2 camera configuration with guider on top, imager on the bottom
Well certainly there is no argument that automated imaging is the coolest thing ever! But..it’s not easy to get consistently error free runs. I think I have had maybe 3-5 sessions that went totally error free in the last month. It really is remarkable that this can work at all! I mean, think about it for a second: the scope slews to a star with, for example, your red filter in place since you are starting with red filtered images. Then it focuses on that star, changes to the clear filter, slews to your target to within often less than 1 arc sec, changes back to the red filter, finds the right guide star, starts your red images, refocuses after 2 hours (each time it focuses it moves off of the target to focus, then back to the target to resume images!), dithers each image after it is captured (dithering is a routine where images are offset by 2-3 pixels to improve noise reduction when they are combined during processing), flips to the west side of the meridian when the object transits, refocuses and finds the target again! Then after your light frames, it will park your scope, maybe take dark frames if you want and then at dawn slews to the neutral point in the sky for sky flats if you want those! So there are a lot of things that have to happen and hence a lot of things can screw up ! Luckily for me I just need to go outside maybe 25 feet away and don’t have to troubleshoot from a 1000 miles or so!
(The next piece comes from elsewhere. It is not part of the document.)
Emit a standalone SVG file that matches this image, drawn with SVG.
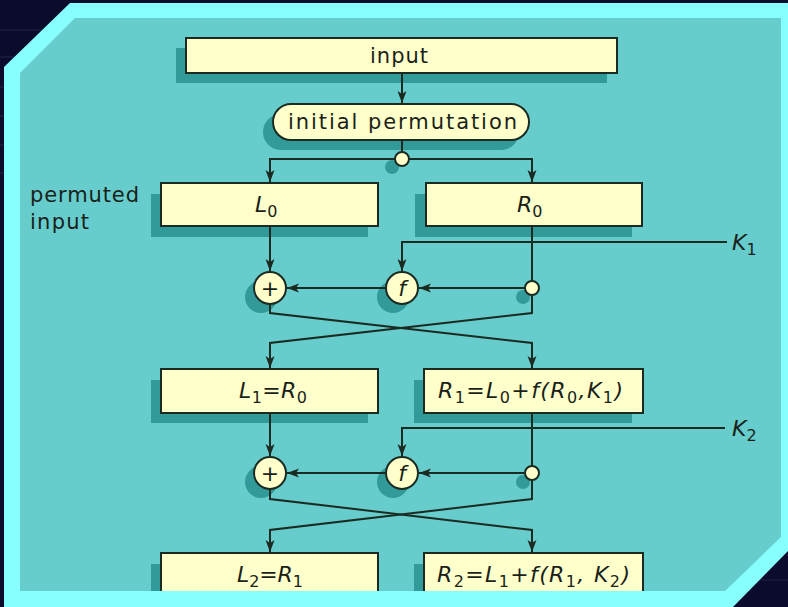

For those of you thinking about trying this, I would say that the number one thing that you need to get straight on your system is this thing called “plate solving”. This is the way your system knows where it is in space. For example in the planetarium program “The Sky” which is the one I have used for years and that is the one I am familiar with, your camera takes an image, copies it into the planetarium program (the sky) and uses one of several stellar databases to match what the image shows to what “The Sky” shows. If it is able to match them, this is a successful “plate solve” and allows the system to then move exactly where you direct it to. If it can’t match the two and the plate solve fails, image automation is not possible. There are several ways to optimize this process (hopefully will demonstrate on a subsequent video :), but even if you are able to do that there are unforeseen issues that crop up. Here are a few of those:
1) Your target happens to be in a star-poor region of sky. Obviously if there are only a few stars there is less of a chance for a match. If you increase exposure it may not necessarily help if noise is increased.
2) Your target is in a region of sky glow. Similar problem as number 1. Some people will use a light pollution filter for plate solving. Haven’t tried that yet but an interesting thought.
3) Trying to plate solve with a waxing Moon. Very difficult. I would limit attempts to when the Moon is out, to no brighter than quarter phase
4) Clouds roll in! Not sure what to do about this. I think in that case you’re out of luck. The automation program I am using now (CCD Autopilot) does not have a routine (yet) for delaying the imaging until clouds pass.